▶ [Provided data]:
────

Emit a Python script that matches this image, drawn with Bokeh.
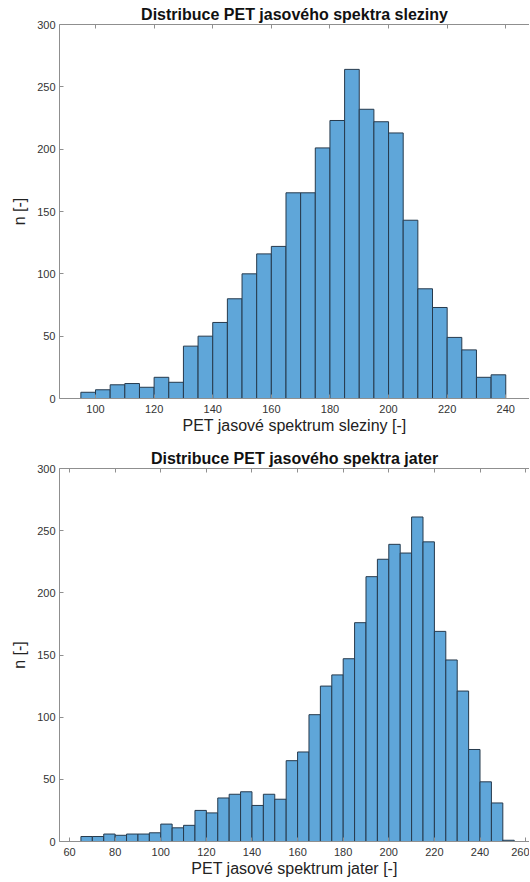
from bokeh.plotting import figure
from bokeh.models import LinearAxis, Range1d, FixedTicker, ColumnDataSource
from bokeh.layouts import column
from bokeh.embed import file_html
from bokeh.resources import INLINE

# ---- data ----
BIN_WIDTH = 5
spleen_bin_start = 95
spleen_counts = [5, 7, 11, 12, 9, 17, 13, 42, 50, 61, 80, 100, 116, 122, 165, 165,
                 201, 223, 264, 232, 222, 213, 143, 88, 73, 49, 39, 17, 19]
liver_bin_start = 65
liver_counts = [4, 4, 6, 5, 6, 6, 7, 14, 11, 13, 25, 23, 35, 38, 40, 29, 38, 34,
                65, 72, 102, 125, 134, 147, 176, 213, 227, 239, 232, 261, 241,
                169, 146, 121, 74, 48, 31, 1]
spleen_xticks = [100, 120, 140, 160, 180, 200, 220, 240]
liver_xticks = [60, 80, 100, 120, 140, 160, 180, 200, 220, 240, 260]
y_ticks = [0, 50, 100, 150, 200, 250, 300]

spleen_title = "Distribuce PET jasového spektra sleziny"
spleen_xlabel = "PET jasové spektrum sleziny [-]"
liver_title = "Distribuce PET jasového spektra jater"
liver_xlabel = "PET jasové spektrum jater [-]"
ylabel = "n [-]"

FONT = "Liberation Sans"
AXIS_COLOR = "#8f8f8f"
LABEL_COLOR = "#333333"
FILL = "#5fa6d9"
EDGE = "#263a4d"


def hist_fig(title, xlabel, start, counts, xticks, xr, frame_h, top_border, bottom_border):
    left = [start + i * BIN_WIDTH for i in range(len(counts))]
    right = [l + BIN_WIDTH for l in left]
    src = ColumnDataSource(dict(left=left, right=right, top=counts, bottom=[0] * len(counts)))
    p = figure(frame_width=470, frame_height=frame_h, x_range=Range1d(*xr),
               y_range=Range1d(0, 300), output_backend="svg", toolbar_location=None,
               min_border_left=59, min_border_right=0, min_border_top=top_border,
               min_border_bottom=bottom_border, title=title)
    p.title.text_font = FONT
    p.title.text_font_size = "16px"
    p.title.text_font_style = "bold"
    p.title.text_color = "#111111"
    p.title.align = "center"
    p.title.standoff = 4
    p.outline_line_color = None
    p.xgrid.visible = False
    p.ygrid.visible = False
    p.background_fill_color = "white"
    p.border_fill_color = "white"

    p.quad(left="left", right="right", top="top", bottom="bottom", source=src,
           fill_color=FILL, line_color=EDGE, line_width=1)

    for ax in (p.xaxis[0], p.yaxis[0]):
        ax.axis_line_color = AXIS_COLOR
        ax.major_tick_line_color = AXIS_COLOR
        ax.minor_tick_line_color = None
        ax.major_tick_in = 4
        ax.major_tick_out = 0
        ax.major_label_text_font = FONT
        ax.major_label_text_font_size = "11px"
        ax.major_label_text_color = LABEL_COLOR
        ax.axis_label_text_font = FONT
        ax.axis_label_text_font_size = "16px"
        ax.axis_label_text_font_style = "normal"
        ax.axis_label_text_color = "#222222"
    p.xaxis.ticker = FixedTicker(ticks=xticks)
    p.yaxis.ticker = FixedTicker(ticks=y_ticks)
    p.xaxis.axis_label = xlabel
    p.yaxis.axis_label = ylabel
    p.xaxis.major_label_standoff = 6
    p.xaxis.axis_label_standoff = 1
    p.yaxis.major_label_standoff = 4
    p.yaxis.axis_label_standoff = 6

    top_ax = LinearAxis(ticker=FixedTicker(ticks=xticks), major_label_text_font_size="1px",
                        major_label_text_color=None,
                        major_label_standoff=0, major_tick_in=4, major_tick_out=0,
                        minor_tick_line_color=None, axis_line_color=AXIS_COLOR,
                        major_tick_line_color=AXIS_COLOR)
    p.add_layout(top_ax, "above")
    return p


p1 = hist_fig(spleen_title, spleen_xlabel, spleen_bin_start, spleen_counts,
              spleen_xticks, (87.71, 248.1), 374, 24, 40)
p2 = hist_fig(liver_title, liver_xlabel, liver_bin_start, liver_counts,
              liver_xticks, (55.6, 261.7), 373, 30, 39)

layout = column(p1, p2, spacing=0)
open("out.html", "w").write(file_html(layout, INLINE))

────

▶ [Task directions]:
Copy out the listing exactly as it stands, but not the pictures.

▶ [Finished exercise]:
Emit a Python script that matches this image, drawn with Bokeh.
from bokeh.plotting import figure
from bokeh.models import LinearAxis, Range1d, FixedTicker, ColumnDataSource
from bokeh.layouts import column
from bokeh.embed import file_html
from bokeh.resources import INLINE

# ---- data ----
BIN_WIDTH = 5
spleen_bin_start = 95
spleen_counts = [5, 7, 11, 12, 9, 17, 13, 42, 50, 61, 80, 100, 116, 122, 165, 165,
                 201, 223, 264, 232, 222, 213, 143, 88, 73, 49, 39, 17, 19]
liver_bin_start = 65
liver_counts = [4, 4, 6, 5, 6, 6, 7, 14, 11, 13, 25, 23, 35, 38, 40, 29, 38, 34,
                65, 72, 102, 125, 134, 147, 176, 213, 227, 239, 232, 261, 241,
                169, 146, 121, 74, 48, 31, 1]
spleen_xticks = [100, 120, 140, 160, 180, 200, 220, 240]
liver_xticks = [60, 80, 100, 120, 140, 160, 180, 200, 220, 240, 260]
y_ticks = [0, 50, 100, 150, 200, 250, 300]

spleen_title = "Distribuce PET jasového spektra sleziny"
spleen_xlabel = "PET jasové spektrum sleziny [-]"
liver_title = "Distribuce PET jasového spektra jater"
liver_xlabel = "PET jasové spektrum jater [-]"
ylabel = "n [-]"

FONT = "Liberation Sans"
AXIS_COLOR = "#8f8f8f"
LABEL_COLOR = "#333333"
FILL = "#5fa6d9"
EDGE = "#263a4d"


def hist_fig(title, xlabel, start, counts, xticks, xr, frame_h, top_border, bottom_border):
    left = [start + i * BIN_WIDTH for i in range(len(counts))]
    right = [l + BIN_WIDTH for l in left]
    src = ColumnDataSource(dict(left=left, right=right, top=counts, bottom=[0] * len(counts)))
    p = figure(frame_width=470, frame_height=frame_h, x_range=Range1d(*xr),
               y_range=Range1d(0, 300), output_backend="svg", toolbar_location=None,
               min_border_left=59, min_border_right=0, min_border_top=top_border,
               min_border_bottom=bottom_border, title=title)
    p.title.text_font = FONT
    p.title.text_font_size = "16px"
    p.title.text_font_style = "bold"
    p.title.text_color = "#111111"
    p.title.align = "center"
    p.title.standoff = 4
    p.outline_line_color = None
    p.xgrid.visible = False
    p.ygrid.visible = False
    p.background_fill_color = "white"
    p.border_fill_color = "white"

    p.quad(left="left", right="right", top="top", bottom="bottom", source=src,
           fill_color=FILL, line_color=EDGE, line_width=1)

    for ax in (p.xaxis[0], p.yaxis[0]):
        ax.axis_line_color = AXIS_COLOR
        ax.major_tick_line_color = AXIS_COLOR
        ax.minor_tick_line_color = None
        ax.major_tick_in = 4
        ax.major_tick_out = 0
        ax.major_label_text_font = FONT
        ax.major_label_text_font_size = "11px"
        ax.major_label_text_color = LABEL_COLOR
        ax.axis_label_text_font = FONT
        ax.axis_label_text_font_size = "16px"
        ax.axis_label_text_font_style = "normal"
        ax.axis_label_text_color = "#222222"
    p.xaxis.ticker = FixedTicker(ticks=xticks)
    p.yaxis.ticker = FixedTicker(ticks=y_ticks)
    p.xaxis.axis_label = xlabel
    p.yaxis.axis_label = ylabel
    p.xaxis.major_label_standoff = 6
    p.xaxis.axis_label_standoff = 1
    p.yaxis.major_label_standoff = 4
    p.yaxis.axis_label_standoff = 6

    top_ax = LinearAxis(ticker=FixedTicker(ticks=xticks), major_label_text_font_size="1px",
                        major_label_text_color=None,
                        major_label_standoff=0, major_tick_in=4, major_tick_out=0,
                        minor_tick_line_color=None, axis_line_color=AXIS_COLOR,
                        major_tick_line_color=AXIS_COLOR)
    p.add_layout(top_ax, "above")
    return p


p1 = hist_fig(spleen_title, spleen_xlabel, spleen_bin_start, spleen_counts,
              spleen_xticks, (87.71, 248.1), 374, 24, 40)
p2 = hist_fig(liver_title, liver_xlabel, liver_bin_start, liver_counts,
              liver_xticks, (55.6, 261.7), 373, 30, 39)

layout = column(p1, p2, spacing=0)
open("out.html", "w").write(file_html(layout, INLINE))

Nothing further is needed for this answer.